Kosovo casts pall on Swiss-Serbian relations

It was all smiles between Micheline Calmy-Rey and Boris Tadic, but tensions simmer beneath the surface Keystone

The Serbian president, Boris Tadic, has criticised Switzerland for suggesting the province of Kosovo should be independent.

This content was published on June 17, 2005 - 21:56

His comments came after meeting Swiss Foreign Minister Micheline Calmy-Rey in Belgrade on Friday.

Tadic told reporters he was opposed to breaking up Serbia-Montenegro. He added that partitioning the country would constitute a "dangerous detonator" for the entire region.

Calmy-Rey’s diplomatic advisor, Roberto Balzaretti, said later that the foreign minister had insisted during her meeting with Tadic that Kosovo could not return to its previous status within Serbia-Montenegro.

She also repeated earlier remarks made by the Swiss ambassador to the United Nations in New York. Peter Maurer spoke of an "evolution towards a formal independence" for Kosovo at a Security Council meeting on May 27.

He said at the time that it was neither "desirable nor realistic" to imagine that the province would return to Serbian sovereignty.

Maurer’s speech did not go down well with Swiss parliamentarians either, who criticised this change in policy.

Finding solutions

Calmy-Rey, who is on a two-day visit to Serbia-Montenegro, said it was up to the parties involved in the Kosovo conflict to find solutions for the future of the province. She added that Bern was prepared to help Kosovo Albanians and Serbs sit down and talk.

Tadic and the Serbian foreign minister, Vuk Draskovic, told Calmy-Rey that they understood the Swiss position but reaffirmed that Belgrade was more interested in granting Kosovo "more than autonomy, but less than independence".

Speaking ahead of the Swiss foreign minister’s arrival, an advisor to Serbian Prime Minister Vojislav Kostunica had called on Switzerland to "remain neutral" and not take a position on the future of Kosovo at this stage.

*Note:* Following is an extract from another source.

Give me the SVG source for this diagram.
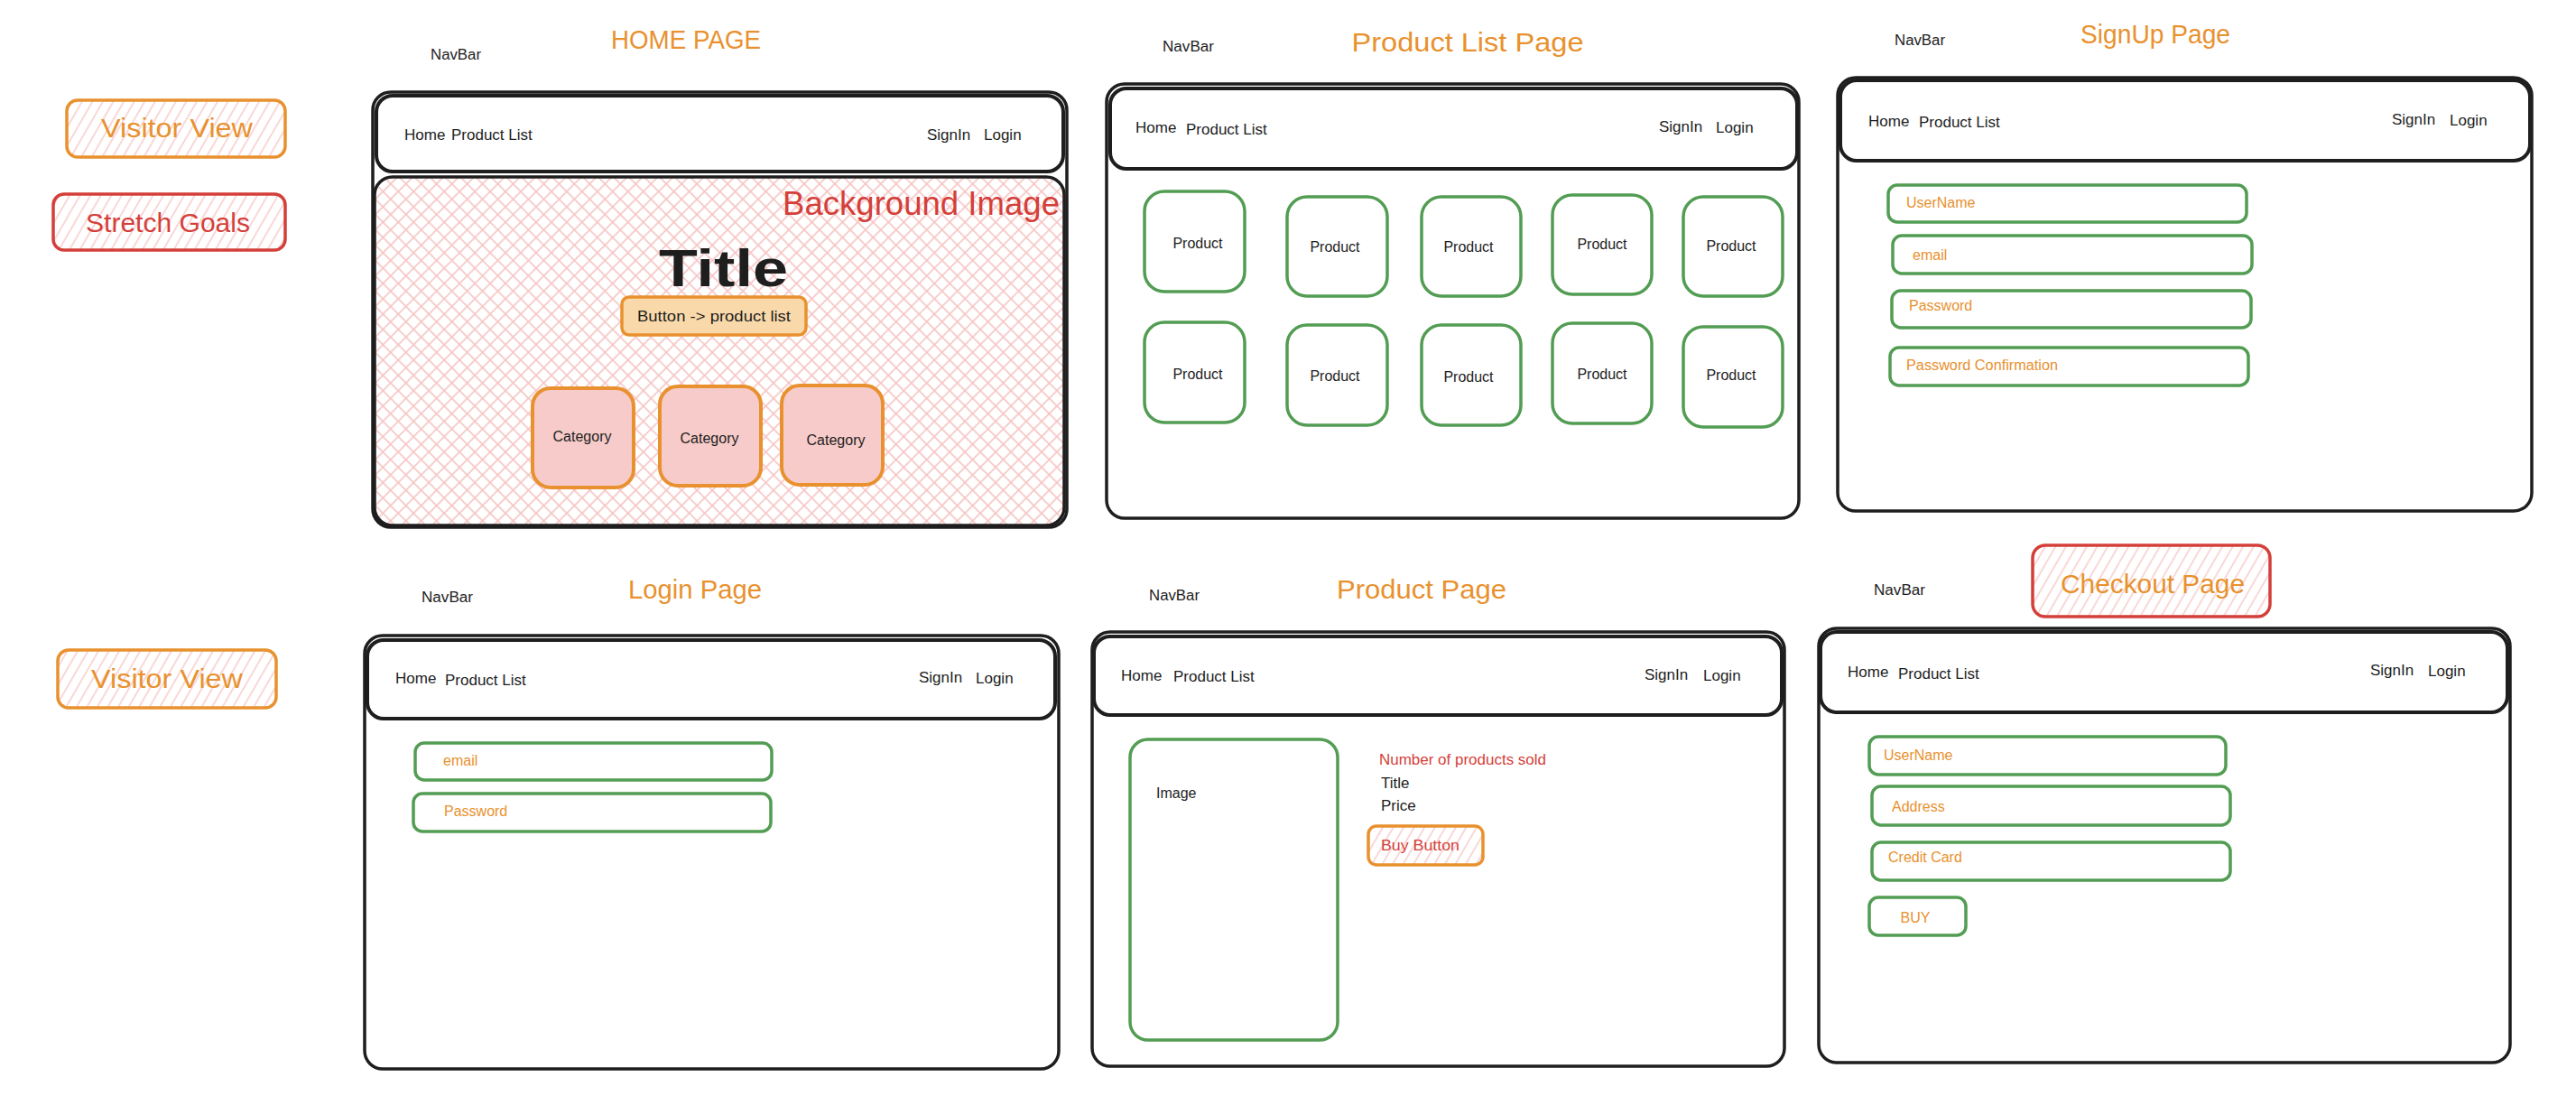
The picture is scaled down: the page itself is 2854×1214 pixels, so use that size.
<svg xmlns="http://www.w3.org/2000/svg" width="2854" height="1214" viewBox="0 0 2854 1214">
  <style>
    .t { font-family: "Liberation Sans", Arial, sans-serif; }
    .ink { fill: #1e1e1e; }
    .org { fill: #e8912e; }
    .red { fill: #d43f3a; }
    .frame { fill: #ffffff; stroke: #1e1e1e; stroke-width: 3.5; }
    .nav { fill: #ffffff; stroke: #1e1e1e; stroke-width: 4; }
    .field { fill: #ffffff; stroke: #529d53; stroke-width: 3.5; }
    .card { fill: #ffffff; stroke: #529d53; stroke-width: 3.5; }
    .tag { fill: url(#hatch); stroke-width: 3.5; }
    .navtxt { font-size: 17px; }
    .label { font-size: 16px; }
    .heading { font-size: 29px; }
  </style>
  <defs>
    <!-- single-direction hatch used on legend tags and buttons -->
    <pattern id="hatch" patternUnits="userSpaceOnUse" width="10" height="10" patternTransform="rotate(30)">
      <line x1="5" y1="0" x2="5" y2="10" stroke="#f5c3c2" stroke-width="1.3"/>
    </pattern>
    <!-- cross hatch used on the hero background -->
    <pattern id="cross" patternUnits="userSpaceOnUse" width="12" height="12" patternTransform="rotate(45)">
      <line x1="6" y1="0" x2="6" y2="12" stroke="#f5c3c2" stroke-width="1.6"/>
      <line x1="0" y1="6" x2="12" y2="6" stroke="#f5c3c2" stroke-width="1.6"/>
    </pattern>
  </defs>

  <rect width="2854" height="1214" fill="#ffffff"/>

  <!-- legend -->
  <g id="legend-visitor-top">
    <rect class="tag" x="74" y="111" width="242" height="63" rx="12" stroke="#e8912e"/>
    <text class="t org" x="196" y="152" font-size="30" text-anchor="middle" textLength="168" lengthAdjust="spacingAndGlyphs">Visitor View</text>
  </g>
  <g id="legend-stretch">
    <rect class="tag" x="59" y="215" width="257" height="62" rx="12" stroke="#d43f3a"/>
    <text class="t red" x="186" y="257" font-size="30" text-anchor="middle" textLength="182" lengthAdjust="spacingAndGlyphs">Stretch Goals</text>
  </g>
  <g id="legend-visitor-bottom">
    <rect class="tag" x="64" y="720" width="242" height="64" rx="12" stroke="#e8912e"/>
    <text class="t org" x="185" y="762" font-size="30" text-anchor="middle" textLength="168" lengthAdjust="spacingAndGlyphs">Visitor View</text>
  </g>

  <!-- HOME PAGE -->
  <g id="home-page">
    <text class="t org heading" x="760" y="54" text-anchor="middle" textLength="166" lengthAdjust="spacingAndGlyphs">HOME PAGE</text>
    <text class="t ink label" x="477" y="66" textLength="56" lengthAdjust="spacingAndGlyphs">NavBar</text>
    <rect class="frame" x="413" y="102" width="769" height="482" rx="20"/>
    <rect x="415" y="196" width="764" height="386" rx="20" fill="url(#cross)" stroke="#1e1e1e" stroke-width="3.5"/>
    <rect class="nav" x="417" y="106" width="761" height="84" rx="18"/>
    <g class="t ink navtxt">
      <text x="448" y="155">Home</text>
      <text x="500" y="155">Product List</text>
      <text x="1027" y="155">SignIn</text>
      <text x="1090" y="155">Login</text>
    </g>
    <text class="t red" x="867" y="238" font-size="37" textLength="307" lengthAdjust="spacingAndGlyphs">Background Image</text>
    <text class="t ink" x="730" y="317" font-size="58" font-weight="bold" textLength="143" lengthAdjust="spacingAndGlyphs">Title</text>
    <g id="home-cta">
      <rect x="689" y="329" width="204" height="42" rx="8" fill="#f9d9aa" stroke="#e8912e" stroke-width="3.5"/>
      <text class="t ink" x="791" y="356" font-size="17" text-anchor="middle" textLength="170" lengthAdjust="spacingAndGlyphs">Button -&gt; product list</text>
    </g>
    <g fill="#f6cbc9" stroke="#e8912e" stroke-width="4">
      <rect x="590" y="430" width="112" height="110" rx="20"/>
      <rect x="731" y="428" width="112" height="110" rx="20"/>
      <rect x="866" y="427" width="112" height="110" rx="20"/>
    </g>
    <g class="t ink label" text-anchor="middle">
      <text x="645" y="489">Category</text>
      <text x="786" y="491">Category</text>
      <text x="926" y="493">Category</text>
    </g>
  </g>

  <!-- PRODUCT LIST PAGE -->
  <g id="product-list-page">
    <text class="t org heading" x="1626" y="57" text-anchor="middle" textLength="257" lengthAdjust="spacingAndGlyphs">Product List Page</text>
    <text class="t ink label" x="1288" y="57" textLength="57" lengthAdjust="spacingAndGlyphs">NavBar</text>
    <rect class="frame" x="1226" y="93" width="767" height="481" rx="20"/>
    <rect class="nav" x="1230" y="98" width="761" height="89" rx="18"/>
    <g class="t ink navtxt">
      <text x="1258" y="147">Home</text>
      <text x="1314" y="149">Product List</text>
      <text x="1838" y="146">SignIn</text>
      <text x="1901" y="147">Login</text>
    </g>
    <g class="card-grid">
      <rect class="card" x="1268" y="212" width="111" height="111" rx="22"/>
      <rect class="card" x="1426" y="218" width="111" height="110" rx="22"/>
      <rect class="card" x="1575" y="218" width="110" height="110" rx="22"/>
      <rect class="card" x="1720" y="216" width="110" height="110" rx="22"/>
      <rect class="card" x="1865" y="218" width="110" height="110" rx="22"/>
      <rect class="card" x="1268" y="357" width="111" height="111" rx="22"/>
      <rect class="card" x="1426" y="360" width="111" height="111" rx="22"/>
      <rect class="card" x="1575" y="360" width="110" height="111" rx="22"/>
      <rect class="card" x="1720" y="358" width="110" height="111" rx="22"/>
      <rect class="card" x="1865" y="362" width="110" height="111" rx="22"/>
    </g>
    <g class="t ink label" text-anchor="middle">
      <text x="1327" y="275">Product</text>
      <text x="1479" y="279">Product</text>
      <text x="1627" y="279">Product</text>
      <text x="1775" y="276">Product</text>
      <text x="1918" y="278">Product</text>
      <text x="1327" y="420">Product</text>
      <text x="1479" y="422">Product</text>
      <text x="1627" y="423">Product</text>
      <text x="1775" y="420">Product</text>
      <text x="1918" y="421">Product</text>
    </g>
  </g>

  <!-- SIGNUP PAGE -->
  <g id="signup-page">
    <text class="t org heading" x="2388" y="48" text-anchor="middle" textLength="166" lengthAdjust="spacingAndGlyphs">SignUp Page</text>
    <text class="t ink label" x="2099" y="50" textLength="56" lengthAdjust="spacingAndGlyphs">NavBar</text>
    <rect class="frame" x="2036" y="86" width="769" height="480" rx="20"/>
    <rect class="nav" x="2039" y="89" width="764" height="89" rx="18"/>
    <g class="t ink navtxt">
      <text x="2070" y="140">Home</text>
      <text x="2126" y="141">Product List</text>
      <text x="2650" y="138">SignIn</text>
      <text x="2714" y="139">Login</text>
    </g>
    <rect class="field" x="2092" y="205" width="397" height="41" rx="10"/>
    <rect class="field" x="2097" y="261" width="398" height="42" rx="10"/>
    <rect class="field" x="2096" y="322" width="398" height="41" rx="10"/>
    <rect class="field" x="2094" y="385" width="397" height="42" rx="10"/>
    <g class="t org label">
      <text x="2112" y="230">UserName</text>
      <text x="2119" y="288">email</text>
      <text x="2115" y="344">Password</text>
      <text x="2112" y="410" textLength="168" lengthAdjust="spacingAndGlyphs">Password Confirmation</text>
    </g>
  </g>

  <!-- LOGIN PAGE -->
  <g id="login-page">
    <text class="t org heading" x="770" y="663" text-anchor="middle" textLength="148" lengthAdjust="spacingAndGlyphs">Login Page</text>
    <text class="t ink label" x="467" y="667" textLength="57" lengthAdjust="spacingAndGlyphs">NavBar</text>
    <rect class="frame" x="404" y="704" width="769" height="480" rx="20"/>
    <rect class="nav" x="407" y="709" width="762" height="87" rx="18"/>
    <g class="t ink navtxt">
      <text x="438" y="757">Home</text>
      <text x="493" y="759">Product List</text>
      <text x="1018" y="756">SignIn</text>
      <text x="1081" y="757">Login</text>
    </g>
    <rect class="field" x="460" y="823" width="395" height="41" rx="10"/>
    <rect class="field" x="458" y="879" width="396" height="42" rx="10"/>
    <g class="t org label">
      <text x="491" y="848">email</text>
      <text x="492" y="904">Password</text>
    </g>
  </g>

  <!-- PRODUCT PAGE -->
  <g id="product-page">
    <text class="t org heading" x="1575" y="663" text-anchor="middle" textLength="188" lengthAdjust="spacingAndGlyphs">Product Page</text>
    <text class="t ink label" x="1273" y="665" textLength="56" lengthAdjust="spacingAndGlyphs">NavBar</text>
    <rect class="frame" x="1210" y="700" width="767" height="481" rx="20"/>
    <rect class="nav" x="1212" y="705" width="762" height="87" rx="18"/>
    <g class="t ink navtxt">
      <text x="1242" y="754">Home</text>
      <text x="1300" y="755">Product List</text>
      <text x="1822" y="753">SignIn</text>
      <text x="1887" y="754">Login</text>
    </g>
    <rect class="card" x="1252" y="819" width="230" height="333" rx="20"/>
    <text class="t ink label" x="1281" y="884">Image</text>
    <text class="t red label" x="1528" y="847" textLength="185" lengthAdjust="spacingAndGlyphs">Number of products sold</text>
    <text class="t ink" x="1530" y="873" font-size="17">Title</text>
    <text class="t ink" x="1530" y="898" font-size="17">Price</text>
    <g id="buy-button">
      <rect class="tag" x="1516" y="915" width="127" height="43" rx="9" stroke="#e8912e"/>
      <text class="t red label" x="1530" y="942" textLength="87" lengthAdjust="spacingAndGlyphs">Buy Button</text>
    </g>
  </g>

  <!-- CHECKOUT PAGE -->
  <g id="checkout-page">
    <rect class="tag" x="2252" y="604" width="263" height="79" rx="14" stroke="#d43f3a"/>
    <text class="t org heading" x="2385" y="657" text-anchor="middle" textLength="204" lengthAdjust="spacingAndGlyphs">Checkout Page</text>
    <text class="t ink label" x="2076" y="659" textLength="57" lengthAdjust="spacingAndGlyphs">NavBar</text>
    <rect class="frame" x="2015" y="696" width="766" height="481" rx="20"/>
    <rect class="nav" x="2017" y="700" width="761" height="89" rx="18"/>
    <g class="t ink navtxt">
      <text x="2047" y="750">Home</text>
      <text x="2103" y="752">Product List</text>
      <text x="2626" y="748">SignIn</text>
      <text x="2690" y="749">Login</text>
    </g>
    <rect class="field" x="2071" y="816" width="395" height="42" rx="10"/>
    <rect class="field" x="2074" y="871" width="397" height="43" rx="10"/>
    <rect class="field" x="2074" y="933" width="397" height="42" rx="10"/>
    <rect class="field" x="2071" y="994" width="107" height="42" rx="10"/>
    <g class="t org label">
      <text x="2087" y="842">UserName</text>
      <text x="2096" y="899">Address</text>
      <text x="2092" y="955">Credit Card</text>
      <text x="2122" y="1022" text-anchor="middle">BUY</text>
    </g>
  </g>
</svg>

The province officially remains part of Serbia-Montenegro, the union that replaced Yugoslavia. But it has been under UN and Nato administration since a 78-day Nato-led air war that halted a Serb crackdown on ethnic Albanians in 1999.

Calmy-Rey met Kostunica on Friday, when she talked mainly about the "human ties" between the two countries. Around 200,000 Serbs live in Switzerland.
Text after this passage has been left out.